After the close of navigation the mails are taken only twice a month, and not sure at that, from Green Bay, through the forest, by two men who carry but a few pounds each. When the population shall increase, as it will, under the wonderful energy with which that country is now being improved, this public supply of the mail, which is all the Department can furnish under the present facilities for transporting it, and so insufficient for the transaction of business, will be a hardship difficult to endure.

The hardship will increase and keep pace with the improvement of the country, and must ever continue, unless some outlet of the kind contemplated is established. And this hardship will be experienced by the State as a body politic as well as by individuals.

With the setting in of the autumnal gales which sweep over Lake Superior with fearful violence, the navigation may be considered as closed. And it is found by dear bought experience, unsafe to depend upon obtaining supplies later than the middle of October, or earlier than the middle of May. Great expense and outlay is required to lay in suitable stores for eight months of winter imprisonment. And they are prevented from shipping their minerals and are compelled to heap them up as idle capital on the shores of the Lake to await the opening of navigation. Much difficulty is also found in employing laborers, as but few men are willing, without extra wages, to be debarred


from all access to other portions of the Union, and virtually deprived of the enjoyments of the Post Office service for so great a portion of the year.

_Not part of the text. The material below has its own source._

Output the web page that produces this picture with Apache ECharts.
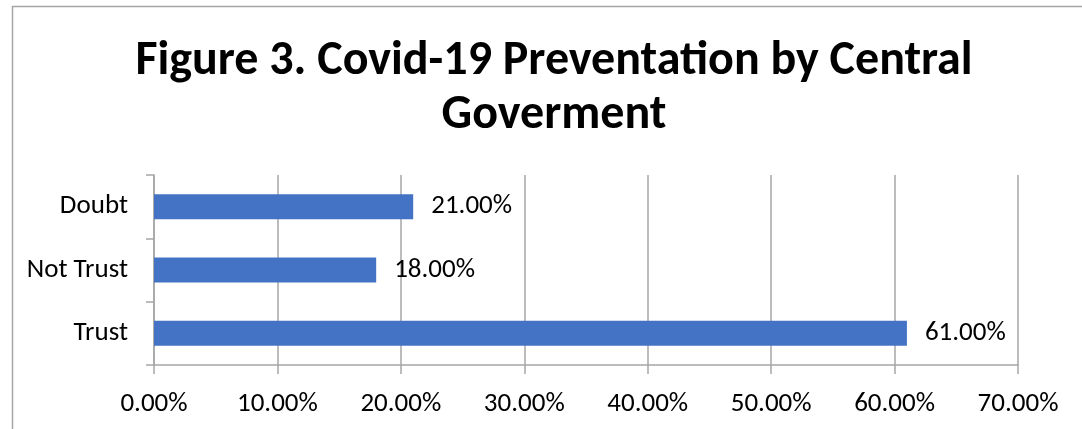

In these several respects, Michigan is situated differently from any other State in the Union. By the proposed route supplies can be obtained, and the mineral sent forward to market summer and winter, and a daily mail would be secured to that country.Lake Michigan between Marquette and Manitowoc is open on the average, and can be safely crossed from nine to ten months every year. This route will bring the Copper and Iron region within forty eight hours of Detroit and Chicago, and within four days of St. Louis and New York. It may be considered as an extension of the Illinois Central, the Michigan Southern, the New York and Erie, and the New York Central Railroads, as well as the Great Western Railroad through Canada. There is a road now being surveyed between Chicago and Milwaukie. The space between Milwaukie and Manitowoc, eighty miles, would be soon improved by a Railroad upon the construction of this route; and there would be a Rail road communication over the Illinois Central and its connections, twelve hundred miles to Mobile. This would give the entire vailey of the Mississippi easy access to the Lake Superior country. Connecting with the Michigan Southern Railroad at Chicago, it would give access to the valley of the Ohio, and accommodate the travel around the head of Lake Erie to the upper country. Crossing the Lake and the Peninsula of Michigan, it would, at Detroit, connect with the road through Canada.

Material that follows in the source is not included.